In this situation \$\omega = \sqrt{\dfrac{1}{LC}}\$
However, the real peak of the response (as would be seen on a spectrum analyser and not purely resistive) is found by equating the denominator to zero and solving for s where s = j\$\omega\$.
\$s^2LC +sRC +1=0\$ or
\$s^2 + s\frac{R}{L} + \frac{1}{LC} = 0\$
Using the general solution to a quadratic, we get: -
\$s= \dfrac{-\frac{R}{L} +/- \sqrt{\frac{R^2}{L^2} - \frac{4}{LC}}}{2}\$
If we use a trick of reversing the signs inside the square root part and bring the square root of -1 (j) outside we get: -
\$s = \dfrac{-\frac{R}{L} +/- j\sqrt{\frac{4}{LC} - \frac{R^2}{L^2}}}{2}\$
Now, divide thru by two and we get: -
\$s = -\frac{R}{2L} +/- j\sqrt{\frac{1}{LC} - \frac{R^2}{4L^2}}\$
As we should know the "jw" part is what we see in a bode plot so the peak magnitude of the response (not when the impedance is purely resistive) is when: -
\$\omega = \sqrt{\dfrac{1}{LC} - \dfrac{R^2}{4L^2}}\$
If you drew a pole zero diagram, the imaginary parts of the poles would be at
+/-\$\sqrt{\dfrac{1}{LC} - \dfrac{R^2}{L^2}}\$ i.e. slightly different to +/-\$\sqrt{\dfrac{1}{LC} - \dfrac{R^2}{4L^2}}\$
Best Answer
I recommend inserting series elements - like 100R resistors - in the FET gate connections so you can monitor the gate waveforms.
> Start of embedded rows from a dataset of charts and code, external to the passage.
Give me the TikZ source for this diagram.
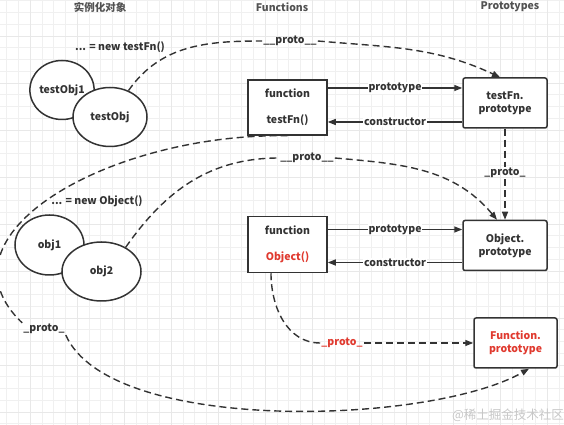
\documentclass[tikz,border=0pt]{standalone}
\usepackage{fontspec}
\setmainfont{Noto Sans CJK SC}
\newfontfamily\cjk{Noto Sans CJK SC}
\usepackage{tikz}
\usetikzlibrary{positioning,arrows.meta,shapes.geometric}
\definecolor{inkgray}{HTML}{333333}
\definecolor{protored}{HTML}{E03A2F}
\definecolor{gridgray}{HTML}{F0F0F0}

\begin{document}
\begin{tikzpicture}[
    x=1pt, y=1pt,
    node distance=80pt and 130pt,
    every node/.style={font=\fontsize{10.5}{13}\selectfont\bfseries, text=inkgray},
    fnbox/.style={rectangle, draw=inkgray, line width=1.5pt, fill=white,
                  minimum width=79pt, minimum height=55pt, align=center},
    protobox/.style={rectangle, draw=inkgray, line width=1.5pt, fill=white, rounded corners=2pt,
                  minimum width=84pt, minimum height=50pt, align=center},
    objnode/.style={ellipse, draw=inkgray, line width=1.5pt, fill=white, inner sep=0pt},
    conn/.style={-{Triangle[length=8pt,width=6pt]}, inkgray, line width=1.4pt},
    dashline/.style={inkgray, line width=1.4pt, dash pattern=on 7pt off 4pt},
    dashconn/.style={dashline, -{Triangle[length=8pt,width=6pt]}},
    plabel/.style={inner sep=1pt},
    head/.style={font=\fontsize{10.5}{13}\selectfont\bfseries, text=inkgray!85}
]
  \useasboundingbox (0,0) rectangle (564,425);
  % background grid
  \draw[gridgray, line width=0.5pt, shift={(30,13)}, step=11.75pt] (-30,-13) grid (534,412);
  \draw[black!9, line width=0.6pt, shift={(30,13)}, step=47pt] (-30,-13) grid (534,412);

  % Column titles
  \node[head] (hInst) at (100,418) {\cjk 实例化对象};
  \node[head] (hFunc) at (282,418) {Functions};
  \node[head] (hProto) at (510,418) {Prototypes};

  % Instances
  \node (newTest) at (120,378) {... = new testFn()};
  \node[objnode, minimum width=64pt, minimum height=59pt] (testObjA) at (62,335) {testObj1};
  \node[objnode, minimum width=74pt, minimum height=59pt] (testObj) at (110,308) {testObj};
  \node (newObj) at (97,224) {... = new Object()};
  \node[objnode, minimum width=69pt, minimum height=60pt] (obj1) at (49.5,180) {obj1};
  \node[objnode, minimum width=79pt, minimum height=59pt] (obj2) at (101.5,153.5) {obj2};

  % Functions
  \node[fnbox] (fnTest) at (287.5,317.5) {function\\[13pt]testFn()};
  \node[fnbox, minimum height=56pt, below=80pt of fnTest] (fnObject)
    {function\\[13pt]\textcolor{protored}{Object()}};

  % Prototypes
  \node[protobox] (protoTest) at (505,322) {testFn.\\prototype};
  \node[protobox, below=91pt of protoTest] (protoObject) {Object.\\prototype};
  \node[protobox, minimum width=83pt] (protoFunction) at (515.5,82)
    {\textcolor{protored}{Function.}\\\textcolor{protored}{prototype}};

  % __proto__ labels
  \node[plabel] (pTop) at (290,384) {\_\_proto\_\_};
  \node[plabel] (pMid) at (307,267) {\_\_proto\_\_};
  \node[plabel] (pRight) at (505,252) {\_proto\_};
  \node[plabel] (pLeft) at (44,96) {\_proto\_};
  \node[plabel, text=protored] (pRed) at (342,82) {\_proto\_};

  % prototype / constructor links
  \draw[conn] ([yshift=19.5pt]fnTest.east) -- ([yshift=19.5pt]fnTest.east -| protoTest.west)
    node[midway, fill=white, inner sep=1pt] {prototype};
  \draw[conn] ([yshift=-14.5pt]fnTest.east -| protoTest.west) -- ([yshift=-14.5pt]fnTest.east)
    node[midway, fill=white, inner sep=1pt] {constructor};
  \draw[conn] ([yshift=15pt]fnObject.east) -- ([yshift=15pt]fnObject.east -| protoObject.west)
    node[midway, fill=white, inner sep=1pt] {prototype};
  \draw[conn] ([yshift=-18pt]fnObject.east -| protoObject.west) -- ([yshift=-18pt]fnObject.east)
    node[midway, fill=white, inner sep=1pt] {constructor};

  % __proto__ chains
  \draw[dashline] (testObj.55) to[out=55,in=180] (pTop.west);
  \draw[dashconn] (pTop.east) to[out=-5,in=155] ([xshift=-5pt]protoTest.north);
  \draw[dashline] (obj2.45) to[out=55,in=180] (pMid.west);
  \draw[dashconn] (pMid.east) to[out=-5,in=130] ([xshift=-8pt]protoObject.north);
  \draw[dashline] (protoTest.south) -- (pRight.north);
  \draw[dashconn] (pRight.south) -- (protoObject.north);
  \draw[dashline] (fnTest.south) .. controls (110,292) and (-70,190) .. (pLeft.north west);
  \draw[dashconn] (pLeft.south east) .. controls (110,-10) and (430,0) .. ([xshift=13.5pt]protoFunction.south);
  \draw[dashline] ([xshift=-16.5pt]fnObject.south) to[out=-90,in=180] (pRed.west);
  \draw[dashconn] (pRed.east) -- (protoFunction.west);

  % watermark
  \node[font=\fontsize{12.5}{14}\selectfont, text=black!22] (mark) at (508,10) {@\cjk 稀土掘金技术社区};
\end{tikzpicture}
\end{document}
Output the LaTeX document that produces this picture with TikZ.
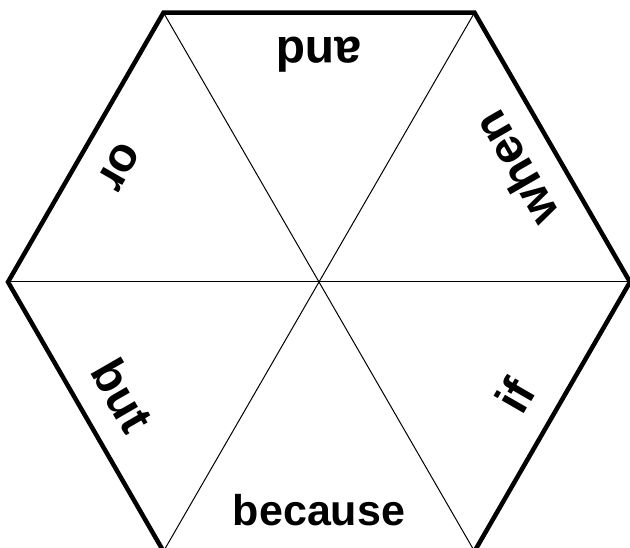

I suspect the FETs aren't turning off instantaneously and that during that time, the inductor current returns to one of the supply rails.
Also split the sense R into two, keep one where it is, put the other in series with the inductor, and monitor both currents.
I think you'll see a positive spike in the inductor current that isn't in the capacitor current, while the slower of the FETs is still turning off. That's probably M2, returning current to the +ve rail.
If so, you can work on improving the gate drive waveforms.